Secondly, we have to keep the Dormition fast with diligence because Satan and his demons hate her whom we love. They would have her dishonoured and, even better, forgotten, for the Incarnation of Christ through her is all mankind’s opportunity for salvation and deification—adoption by the Father into spiritual kinship with the Son. We take heed of this reality every year for, after the Resurrection, the powers of darkness despise the Dormition of Mary the most. She believed, she was saved, she suffered and was persecuted for the sake of her Son. His love for her would not endure that she should experience decay in the grave, so He took her bodily into heaven after her death. During the Dormition fast each year, take time to reread the account of the Virgin Mary’s death and bodily assumption. It will touch your soul and energize you spiritually.
The Dormition fast is not as strict as the Great Fast, but it is stricter than the Apostle’s and Nativity fasts.
On Monday, Wednesdays and Fridays of the Dormition fast, the Church rubrics prescribe xerophagy, that is, the strictest fast of uncooked food (without oil); on Tuesdays and Thursdays, “with cooked food, but with no oil”; on Saturdays and Sundays wine and oil are allowed.

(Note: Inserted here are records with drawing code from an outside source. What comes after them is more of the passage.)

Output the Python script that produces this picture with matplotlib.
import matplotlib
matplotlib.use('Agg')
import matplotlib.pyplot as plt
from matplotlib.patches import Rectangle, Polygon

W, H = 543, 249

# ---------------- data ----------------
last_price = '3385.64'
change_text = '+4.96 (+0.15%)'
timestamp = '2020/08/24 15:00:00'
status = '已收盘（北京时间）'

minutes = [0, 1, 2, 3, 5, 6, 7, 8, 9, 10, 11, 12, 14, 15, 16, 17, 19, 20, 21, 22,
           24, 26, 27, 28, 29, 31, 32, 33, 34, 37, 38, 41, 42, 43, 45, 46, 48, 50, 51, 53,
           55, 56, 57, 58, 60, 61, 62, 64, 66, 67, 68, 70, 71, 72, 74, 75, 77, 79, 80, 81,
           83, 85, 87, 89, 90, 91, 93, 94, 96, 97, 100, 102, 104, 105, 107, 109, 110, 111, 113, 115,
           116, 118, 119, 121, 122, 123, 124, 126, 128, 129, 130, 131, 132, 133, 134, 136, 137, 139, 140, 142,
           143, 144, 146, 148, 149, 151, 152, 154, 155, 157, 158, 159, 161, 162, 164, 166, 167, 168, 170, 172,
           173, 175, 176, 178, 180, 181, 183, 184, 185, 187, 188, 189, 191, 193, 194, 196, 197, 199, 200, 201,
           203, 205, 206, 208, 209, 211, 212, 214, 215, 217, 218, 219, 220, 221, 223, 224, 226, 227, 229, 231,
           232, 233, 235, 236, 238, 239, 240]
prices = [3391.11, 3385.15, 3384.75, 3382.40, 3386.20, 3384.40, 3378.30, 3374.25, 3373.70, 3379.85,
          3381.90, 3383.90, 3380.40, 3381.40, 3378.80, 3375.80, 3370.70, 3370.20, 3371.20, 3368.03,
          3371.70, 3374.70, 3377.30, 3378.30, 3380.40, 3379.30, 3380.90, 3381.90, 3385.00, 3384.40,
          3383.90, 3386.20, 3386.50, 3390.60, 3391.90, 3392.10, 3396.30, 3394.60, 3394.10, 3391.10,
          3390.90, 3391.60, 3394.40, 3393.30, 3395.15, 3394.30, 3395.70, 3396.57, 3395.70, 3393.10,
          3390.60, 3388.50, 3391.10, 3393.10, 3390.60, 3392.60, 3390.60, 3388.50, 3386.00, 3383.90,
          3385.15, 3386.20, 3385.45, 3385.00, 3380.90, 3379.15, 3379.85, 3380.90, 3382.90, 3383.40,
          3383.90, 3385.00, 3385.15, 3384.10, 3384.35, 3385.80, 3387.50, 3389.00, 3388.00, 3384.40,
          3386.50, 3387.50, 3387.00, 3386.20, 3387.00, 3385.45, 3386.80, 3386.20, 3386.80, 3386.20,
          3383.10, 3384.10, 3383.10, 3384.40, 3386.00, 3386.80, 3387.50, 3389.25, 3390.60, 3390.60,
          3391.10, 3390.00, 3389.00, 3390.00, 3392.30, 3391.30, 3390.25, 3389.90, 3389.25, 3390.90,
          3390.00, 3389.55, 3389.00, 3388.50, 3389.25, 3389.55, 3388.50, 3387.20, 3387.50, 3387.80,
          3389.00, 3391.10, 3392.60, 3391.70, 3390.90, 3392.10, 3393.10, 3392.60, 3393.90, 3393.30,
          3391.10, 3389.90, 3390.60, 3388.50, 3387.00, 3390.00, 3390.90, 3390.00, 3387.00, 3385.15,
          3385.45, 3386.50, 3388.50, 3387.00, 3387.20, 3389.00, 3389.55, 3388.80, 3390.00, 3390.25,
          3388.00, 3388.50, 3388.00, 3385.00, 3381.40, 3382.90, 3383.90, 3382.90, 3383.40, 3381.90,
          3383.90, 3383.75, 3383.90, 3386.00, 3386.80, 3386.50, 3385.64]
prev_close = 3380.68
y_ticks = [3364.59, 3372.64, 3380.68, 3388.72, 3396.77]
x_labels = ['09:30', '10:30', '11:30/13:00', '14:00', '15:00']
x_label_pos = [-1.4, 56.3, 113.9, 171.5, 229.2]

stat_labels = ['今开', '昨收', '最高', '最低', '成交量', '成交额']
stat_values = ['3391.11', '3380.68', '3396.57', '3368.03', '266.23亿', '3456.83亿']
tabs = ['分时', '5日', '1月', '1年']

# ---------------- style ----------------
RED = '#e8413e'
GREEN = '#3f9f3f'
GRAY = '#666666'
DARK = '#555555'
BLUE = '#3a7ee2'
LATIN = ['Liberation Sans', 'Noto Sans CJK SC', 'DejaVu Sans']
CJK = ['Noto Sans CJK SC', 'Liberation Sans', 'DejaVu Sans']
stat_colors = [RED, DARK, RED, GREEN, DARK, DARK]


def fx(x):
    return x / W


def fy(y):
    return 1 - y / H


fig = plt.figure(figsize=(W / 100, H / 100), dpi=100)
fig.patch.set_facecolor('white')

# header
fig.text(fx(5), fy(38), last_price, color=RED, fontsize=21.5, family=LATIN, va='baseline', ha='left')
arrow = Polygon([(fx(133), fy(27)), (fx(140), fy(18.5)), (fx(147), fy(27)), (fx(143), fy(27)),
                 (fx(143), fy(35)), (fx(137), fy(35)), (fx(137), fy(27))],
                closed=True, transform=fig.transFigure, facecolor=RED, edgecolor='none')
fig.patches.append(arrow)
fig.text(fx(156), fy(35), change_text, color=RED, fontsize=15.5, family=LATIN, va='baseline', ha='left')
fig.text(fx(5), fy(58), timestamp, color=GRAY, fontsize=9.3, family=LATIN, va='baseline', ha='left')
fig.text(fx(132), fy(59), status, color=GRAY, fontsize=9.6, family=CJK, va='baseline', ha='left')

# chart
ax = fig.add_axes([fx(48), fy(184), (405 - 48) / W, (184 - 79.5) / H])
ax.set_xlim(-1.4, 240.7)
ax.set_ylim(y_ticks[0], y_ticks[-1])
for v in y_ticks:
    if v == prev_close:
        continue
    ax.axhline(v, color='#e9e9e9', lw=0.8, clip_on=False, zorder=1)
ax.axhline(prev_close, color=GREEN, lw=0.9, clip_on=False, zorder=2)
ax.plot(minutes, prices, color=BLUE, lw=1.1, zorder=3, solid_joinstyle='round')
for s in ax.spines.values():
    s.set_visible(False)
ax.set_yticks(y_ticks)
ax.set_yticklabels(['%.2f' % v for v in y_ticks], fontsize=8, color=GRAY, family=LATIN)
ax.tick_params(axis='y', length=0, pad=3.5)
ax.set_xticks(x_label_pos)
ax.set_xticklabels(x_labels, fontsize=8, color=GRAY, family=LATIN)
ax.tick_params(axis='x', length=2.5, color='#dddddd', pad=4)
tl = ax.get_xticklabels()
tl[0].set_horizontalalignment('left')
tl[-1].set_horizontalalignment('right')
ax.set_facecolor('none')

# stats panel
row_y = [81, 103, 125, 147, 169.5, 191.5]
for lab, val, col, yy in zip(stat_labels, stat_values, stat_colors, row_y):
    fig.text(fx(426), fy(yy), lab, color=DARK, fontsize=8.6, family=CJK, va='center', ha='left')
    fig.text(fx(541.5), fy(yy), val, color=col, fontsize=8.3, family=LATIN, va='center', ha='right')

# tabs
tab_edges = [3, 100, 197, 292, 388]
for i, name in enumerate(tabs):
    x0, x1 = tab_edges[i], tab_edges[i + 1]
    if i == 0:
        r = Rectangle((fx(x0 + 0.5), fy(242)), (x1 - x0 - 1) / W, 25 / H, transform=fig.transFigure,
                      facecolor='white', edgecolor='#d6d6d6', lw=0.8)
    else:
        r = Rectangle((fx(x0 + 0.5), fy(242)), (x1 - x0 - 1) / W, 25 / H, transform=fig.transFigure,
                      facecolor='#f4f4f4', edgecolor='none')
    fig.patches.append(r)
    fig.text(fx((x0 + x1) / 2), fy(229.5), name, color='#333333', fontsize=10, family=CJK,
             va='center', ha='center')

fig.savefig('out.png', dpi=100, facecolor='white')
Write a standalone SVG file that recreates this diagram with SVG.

Until the feast of the Transfiguration of the Lord, when grapes and apples are blessed in the churches, the Church requires that we abstain from these fruits. According to the tradition of the holy fathers, “If one of the brethren should eat the grapes before the feast, then let him be forbidden for obedience’s sake to taste of the grapes during the entire month of August.”
On the feast of the Transfiguration of the Lord, the Church rubrics allow fish. After that day, on Mondays, Wednesdays, and Fridays, the fruits of the new harvest would always be included in the meals.
The spiritual fast is closely united with the bodily, just as our soul is united with the body, penetrates it, enlivens it, and makes one united whole with it, as the soul and body make one living human being. Therefore, in fasting bodily we must at the same time fast spiritually: “Brothers, in fasting bodily let us also fast spiritually, severing all union with unrighteousness,” the Holy Church enjoins us.
The Great fast and the Dormition fast are particularly strict with regard to entertainment—in Imperial Russia, even civil law forbade public masquerades and shows during these fasts.